[Written instruction]
Please, without the pictures, retype exactly the lines from the start of the material through the line that holds "y_ticks = [4, 6, 8, 10, 12]".

──────────────────────────────

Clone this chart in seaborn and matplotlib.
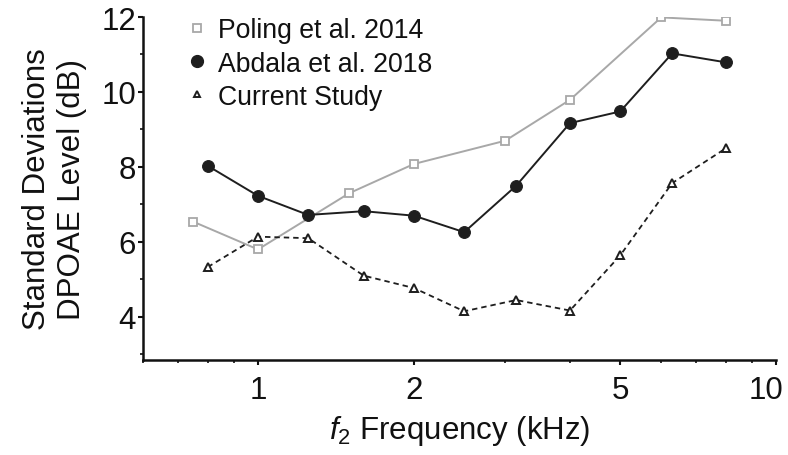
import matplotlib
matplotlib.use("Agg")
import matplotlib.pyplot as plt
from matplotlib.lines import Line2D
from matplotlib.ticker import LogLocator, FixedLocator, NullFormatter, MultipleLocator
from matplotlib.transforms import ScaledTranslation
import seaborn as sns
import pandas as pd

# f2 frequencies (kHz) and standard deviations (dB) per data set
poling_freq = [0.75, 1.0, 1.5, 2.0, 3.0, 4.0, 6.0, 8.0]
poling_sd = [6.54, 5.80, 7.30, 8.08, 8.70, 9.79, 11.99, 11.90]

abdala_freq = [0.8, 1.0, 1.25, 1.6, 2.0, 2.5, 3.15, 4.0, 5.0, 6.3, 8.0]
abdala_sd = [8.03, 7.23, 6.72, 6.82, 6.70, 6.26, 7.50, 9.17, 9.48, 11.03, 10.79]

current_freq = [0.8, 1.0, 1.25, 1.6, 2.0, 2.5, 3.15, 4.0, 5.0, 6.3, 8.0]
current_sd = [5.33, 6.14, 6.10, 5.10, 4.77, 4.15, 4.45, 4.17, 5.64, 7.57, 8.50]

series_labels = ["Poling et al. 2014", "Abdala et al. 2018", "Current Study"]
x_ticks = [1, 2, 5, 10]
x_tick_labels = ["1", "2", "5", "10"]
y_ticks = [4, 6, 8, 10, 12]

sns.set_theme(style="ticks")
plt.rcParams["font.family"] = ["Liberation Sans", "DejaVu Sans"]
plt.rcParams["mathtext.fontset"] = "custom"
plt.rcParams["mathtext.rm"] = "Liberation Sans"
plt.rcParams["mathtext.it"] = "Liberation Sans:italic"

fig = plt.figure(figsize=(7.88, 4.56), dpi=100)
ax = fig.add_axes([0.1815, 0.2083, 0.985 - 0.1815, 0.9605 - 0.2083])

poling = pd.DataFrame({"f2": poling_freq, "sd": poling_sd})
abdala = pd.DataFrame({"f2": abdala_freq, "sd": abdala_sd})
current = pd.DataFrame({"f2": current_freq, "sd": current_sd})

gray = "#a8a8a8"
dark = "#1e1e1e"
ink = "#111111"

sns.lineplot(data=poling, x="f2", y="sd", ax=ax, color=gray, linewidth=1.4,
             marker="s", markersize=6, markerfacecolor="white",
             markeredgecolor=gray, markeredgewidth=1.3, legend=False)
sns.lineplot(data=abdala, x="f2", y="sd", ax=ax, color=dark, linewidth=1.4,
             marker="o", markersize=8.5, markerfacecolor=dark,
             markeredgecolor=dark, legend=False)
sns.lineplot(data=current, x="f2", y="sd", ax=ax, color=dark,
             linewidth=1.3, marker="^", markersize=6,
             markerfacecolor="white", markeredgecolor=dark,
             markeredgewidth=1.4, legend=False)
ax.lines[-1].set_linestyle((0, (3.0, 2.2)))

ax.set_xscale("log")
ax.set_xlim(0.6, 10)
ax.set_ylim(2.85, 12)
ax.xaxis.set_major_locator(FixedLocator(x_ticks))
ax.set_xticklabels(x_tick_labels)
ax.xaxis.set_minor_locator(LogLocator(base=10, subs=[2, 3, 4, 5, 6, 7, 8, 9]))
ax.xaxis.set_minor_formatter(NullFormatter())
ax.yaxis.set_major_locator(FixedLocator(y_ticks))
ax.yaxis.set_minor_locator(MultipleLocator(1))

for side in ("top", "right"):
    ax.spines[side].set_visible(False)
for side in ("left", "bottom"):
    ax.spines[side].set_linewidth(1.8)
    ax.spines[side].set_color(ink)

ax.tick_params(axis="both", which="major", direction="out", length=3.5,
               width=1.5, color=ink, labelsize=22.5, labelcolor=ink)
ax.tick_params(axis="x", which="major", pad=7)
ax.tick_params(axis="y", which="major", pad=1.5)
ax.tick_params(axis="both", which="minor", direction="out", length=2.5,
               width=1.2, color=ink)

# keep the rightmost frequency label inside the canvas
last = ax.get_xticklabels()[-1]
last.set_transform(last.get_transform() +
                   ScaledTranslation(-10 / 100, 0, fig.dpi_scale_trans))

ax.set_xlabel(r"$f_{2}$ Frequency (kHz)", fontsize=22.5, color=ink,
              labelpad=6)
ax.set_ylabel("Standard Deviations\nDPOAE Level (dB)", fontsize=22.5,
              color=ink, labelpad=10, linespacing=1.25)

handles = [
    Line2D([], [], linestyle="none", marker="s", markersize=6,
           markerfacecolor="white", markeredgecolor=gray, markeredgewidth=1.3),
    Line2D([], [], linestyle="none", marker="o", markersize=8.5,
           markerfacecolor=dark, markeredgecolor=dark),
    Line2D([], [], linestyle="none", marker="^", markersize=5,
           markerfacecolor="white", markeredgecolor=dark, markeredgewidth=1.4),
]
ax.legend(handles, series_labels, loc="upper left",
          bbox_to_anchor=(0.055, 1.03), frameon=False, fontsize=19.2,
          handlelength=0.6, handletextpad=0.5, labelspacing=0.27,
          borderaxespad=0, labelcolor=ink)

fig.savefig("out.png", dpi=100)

──────────────────────────────

[Response to this task]
Clone this chart in seaborn and matplotlib.
import matplotlib
matplotlib.use("Agg")
import matplotlib.pyplot as plt
from matplotlib.lines import Line2D
from matplotlib.ticker import LogLocator, FixedLocator, NullFormatter, MultipleLocator
from matplotlib.transforms import ScaledTranslation
import seaborn as sns
import pandas as pd

# f2 frequencies (kHz) and standard deviations (dB) per data set
poling_freq = [0.75, 1.0, 1.5, 2.0, 3.0, 4.0, 6.0, 8.0]
poling_sd = [6.54, 5.80, 7.30, 8.08, 8.70, 9.79, 11.99, 11.90]

abdala_freq = [0.8, 1.0, 1.25, 1.6, 2.0, 2.5, 3.15, 4.0, 5.0, 6.3, 8.0]
abdala_sd = [8.03, 7.23, 6.72, 6.82, 6.70, 6.26, 7.50, 9.17, 9.48, 11.03, 10.79]

current_freq = [0.8, 1.0, 1.25, 1.6, 2.0, 2.5, 3.15, 4.0, 5.0, 6.3, 8.0]
current_sd = [5.33, 6.14, 6.10, 5.10, 4.77, 4.15, 4.45, 4.17, 5.64, 7.57, 8.50]

series_labels = ["Poling et al. 2014", "Abdala et al. 2018", "Current Study"]
x_ticks = [1, 2, 5, 10]
x_tick_labels = ["1", "2", "5", "10"]
y_ticks = [4, 6, 8, 10, 12]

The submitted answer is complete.